Du côté des institutions, l’étude de 2023 révèle que seules 7 % d’entre elles proposent des formats explicitement favorables aux familles. Un tiers se disent intéressées, mais restent freinées par des limites financières ou organisationnelles. Nombre d’institutions peinent aussi à concevoir que parentalité et création puissent coexister : les enfants sont perçus comme un obstacle à la productivité ou à la qualité artistique, et les demandes familiales sont souvent considérées comme des questions d’ordre privé. De plus, la majorité des résidences ne permettent ni l’accueil de conjoint·es, ni l’aménagement d’un séjour compatible avec les obligations scolaires ou les besoins de garde.

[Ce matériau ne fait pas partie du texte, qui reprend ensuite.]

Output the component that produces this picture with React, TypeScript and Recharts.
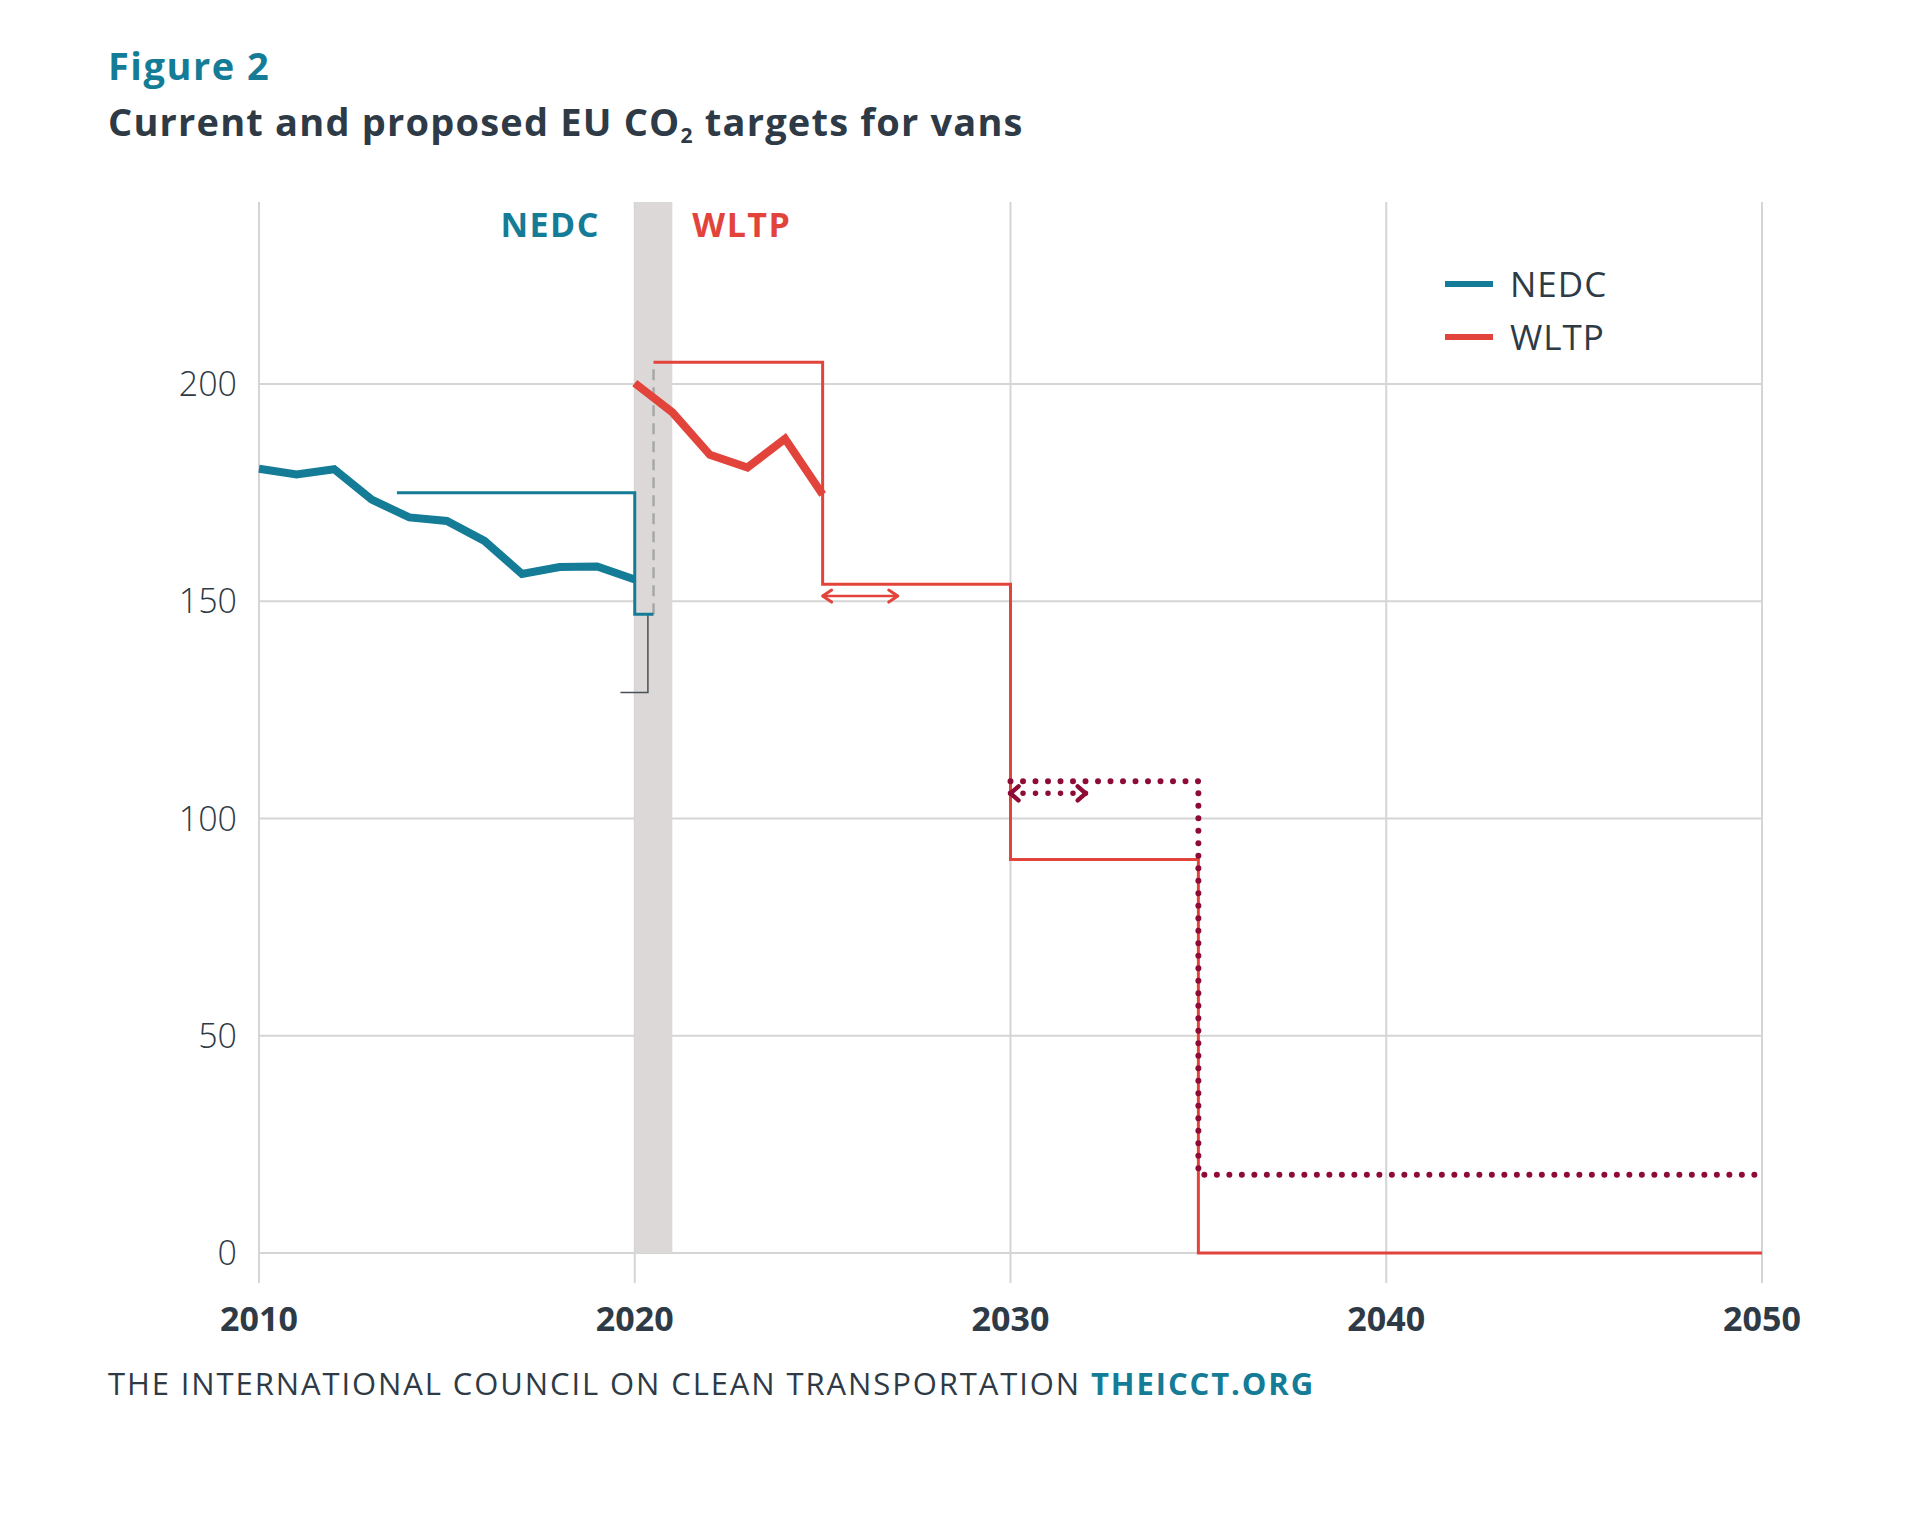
import React from 'react';
import { LineChart, Line, XAxis, YAxis, CartesianGrid, ReferenceArea, ReferenceDot } from 'recharts';

// ---------- data ----------
const xTicks = [2010, 2020, 2030, 2040, 2050];
const yTicks = [0, 50, 100, 150, 200];
const Y_MIN = -6.9;
const Y_MAX = 241.9;

const nedcMeasured = [
  { x: 2010, y: 180.5 }, { x: 2011, y: 179.2 }, { x: 2012, y: 180.4 }, { x: 2013, y: 173.4 },
  { x: 2014, y: 169.3 }, { x: 2015, y: 168.5 }, { x: 2016, y: 163.9 }, { x: 2017, y: 156.3 },
  { x: 2018, y: 157.9 }, { x: 2019, y: 158.0 }, { x: 2020, y: 155.0 },
];
const wltpMeasured = [
  { x: 2020, y: 200.2 }, { x: 2021, y: 193.5 }, { x: 2022, y: 183.7 },
  { x: 2023, y: 180.8 }, { x: 2024, y: 187.4 }, { x: 2025, y: 174.6 },
];
const nedcTarget = [
  { x: 2013.67, y: 175 }, { x: 2020, y: 175 }, { x: 2020, y: 147 }, { x: 2020.5, y: 147 },
];
const conversionBracket = [
  { x: 2020.35, y: 147 }, { x: 2020.35, y: 129 }, { x: 2019.62, y: 129 },
];
const conversionDashed = [{ x: 2020.5, y: 147 }, { x: 2020.5, y: 205 }];
const wltpTarget = [
  { x: 2020.5, y: 205 }, { x: 2025, y: 205 }, { x: 2025, y: 153.9 }, { x: 2030, y: 153.9 },
  { x: 2030, y: 90.6 }, { x: 2035, y: 90.6 }, { x: 2035, y: 0 }, { x: 2050, y: 0 },
];
const proposedTarget = [
  { x: 2030, y: 108.6 }, { x: 2035, y: 108.6 }, { x: 2035, y: 18 }, { x: 2050, y: 18 },
];
const arrowCurrent = [{ x: 2025, y: 151.2 }, { x: 2027, y: 151.2 }];
const arrowProposed = [{ x: 2030, y: 105.8 }, { x: 2032, y: 105.8 }];
const band = { x1: 2020, x2: 2021 };
const regimeLabels = [
  { name: 'NEDC', x: 2017.75, y: 236.6, color: '#147c96' },
  { name: 'WLTP', x: 2022.85, y: 236.6, color: '#e2443b' },
];
const legendItems = [
  { name: 'NEDC', color: '#147c96' },
  { name: 'WLTP', color: '#e2443b' },
];

// ---------- style ----------
const TEAL = '#147c96';
const RED = '#e2443b';
const DARKRED = '#8e0b36';
const TEXT = '#2e3a46';
const FONT = '"Open Sans", "Noto Sans", sans-serif';

const chevron = (color: string, w: number, len: number, half: number) => (props: any) => {
  const { cx, cy, index } = props;
  if (cx == null || cy == null) return <g key={`c-${index}`} />;
  const dir = index === 0 ? 1 : -1;
  const d = `M ${cx + dir * len} ${cy - half} L ${cx} ${cy} L ${cx + dir * len} ${cy + half}`;
  return (
    <path key={`c-${index}`} d={d} fill="none" stroke={color} strokeWidth={w}
      strokeLinecap="round" strokeLinejoin="round" />
  );
};

export default function App() {
  return (
    <div style={{ position: 'absolute', left: 0, top: 0, width: 1920, height: 1514, background: '#fff', fontFamily: FONT }}>
      <div style={{ position: 'absolute', left: 108, top: 41, fontSize: 38, fontWeight: 700, color: TEAL, lineHeight: '48px', letterSpacing: 1.5 }}>
        Figure 2
      </div>
      <div style={{ position: 'absolute', left: 108, top: 96, fontSize: 38, fontWeight: 700, color: TEXT, lineHeight: '50px', whiteSpace: 'nowrap', letterSpacing: 1.2 }}>
        Current and proposed EU CO<sub style={{ fontSize: 21, verticalAlign: '-0.35em' }}>2</sub> targets for vans
      </div>

      <div style={{ position: 'absolute', left: 0, top: 0 }}>
        <LineChart width={1920} height={1514} margin={{ top: 202, right: 158, bottom: 171, left: 179 }}>
          <CartesianGrid stroke="#d5d5d5" strokeWidth={2} horizontalValues={yTicks} verticalValues={xTicks} />
          <ReferenceArea x1={band.x1} x2={band.x2} y1={0} y2={Y_MAX} fill="#dcd8d8" fillOpacity={1} stroke="none" />
          <XAxis type="number" dataKey="x" domain={[2010, 2050]} ticks={xTicks} axisLine={false} tickLine={false}
            height={60} tickMargin={18} allowDuplicatedCategory={false}
            tick={{ fill: TEXT, fontSize: 34, fontWeight: 700, fontFamily: FONT }} />
          <YAxis type="number" domain={[Y_MIN, Y_MAX]} ticks={yTicks} axisLine={false} tickLine={false}
            width={80} tickMargin={16}
            tick={{ fill: TEXT, fontSize: 34, fontWeight: 300, fontFamily: FONT }} />

          <Line data={conversionDashed} dataKey="y" stroke="#a8a8a8" strokeWidth={2.5} strokeDasharray="11 7" dot={false} isAnimationActive={false} />
          <Line data={conversionBracket} dataKey="y" stroke="#4a4f55" strokeWidth={1.5} dot={false} isAnimationActive={false} />
          <Line data={nedcTarget} dataKey="y" stroke={TEAL} strokeWidth={3} dot={false} strokeLinejoin="miter" isAnimationActive={false} />
          <Line data={wltpTarget} dataKey="y" stroke={RED} strokeWidth={3} dot={false} strokeLinejoin="miter" isAnimationActive={false} />
          <Line data={proposedTarget} dataKey="y" stroke={DARKRED} strokeWidth={6} strokeDasharray="0 12.5" strokeLinecap="round" dot={false} isAnimationActive={false} />
          <Line data={arrowCurrent} dataKey="y" stroke={RED} strokeWidth={2.5} dot={chevron(RED, 3, 9, 6)} isAnimationActive={false} />
          <Line data={arrowProposed} dataKey="y" stroke={DARKRED} strokeWidth={5.5} strokeDasharray="0 12.5" strokeLinecap="round" dot={chevron(DARKRED, 4.5, 8, 7)} isAnimationActive={false} />
          <Line data={nedcMeasured} dataKey="y" stroke={TEAL} strokeWidth={8} dot={false} strokeLinejoin="miter" isAnimationActive={false} />
          <Line data={wltpMeasured} dataKey="y" stroke={RED} strokeWidth={8} dot={false} strokeLinejoin="miter" isAnimationActive={false} />

          {regimeLabels.map((l) => (
            <ReferenceDot key={l.name} x={l.x} y={l.y} r={0} fill="none" stroke="none"
              label={{ value: l.name, position: 'center', fill: l.color, fontSize: 34, fontWeight: 700, fontFamily: FONT, letterSpacing: 1.5 }} />
          ))}
        </LineChart>
      </div>

      <div style={{ position: 'absolute', left: 1445, top: 257 }}>
        {legendItems.map((it) => (
          <div key={it.name} style={{ display: 'flex', alignItems: 'center', height: 53 }}>
            <div style={{ width: 48, height: 6, background: it.color, marginRight: 17 }} />
            <span style={{ fontSize: 35, color: TEXT, fontWeight: 400, lineHeight: '53px', letterSpacing: 1 }}>{it.name}</span>
          </div>
        ))}
      </div>

      <div style={{ position: 'absolute', left: 108, top: 1362, fontSize: 31, color: TEXT, lineHeight: '42px', whiteSpace: 'nowrap', fontWeight: 400, letterSpacing: 1.9 }}>
        THE INTERNATIONAL COUNCIL ON CLEAN TRANSPORTATION <span style={{ color: TEAL, fontWeight: 700 }}>THEICCT.ORG</span>
      </div>
    </div>
  );
}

Face à ces constats, Visarte Suisse appelle à une refonte des politiques publiques d’encouragement. Parmi ses recommandations, elle suggère de reconnaître pleinement la parentalité comme un facteur à intégrer dans l’élaboration des dispositifs de soutien. Les institutions sont également invitées à adapter leurs formats, par exemple en offrant un appui financier adapté aux réalités des familles. Le développement de solutions alternatives, comme la modularité des séjours, l’ouverture à des candidatures en duo ou le soutien à la garde d’enfants, constitue une autre piste.
A l’instar des constats dressés dans les différentes disciplines, l’étude ORC « Parcours des artistes en Suisse romande » a mis en lumière les défis représentés par la parentalité dans les carrières des créateur·ices de Suisse romande. Au cours des entretiens, plusieurs artistes interrogé·es ont abordé leur rôle de parent dans les chapitres consacrés aux « défis et obstacles ». Le questionnaire a également mis cette thématique en exergue, appuyant les préoccupations formulées par les associations professionnelles.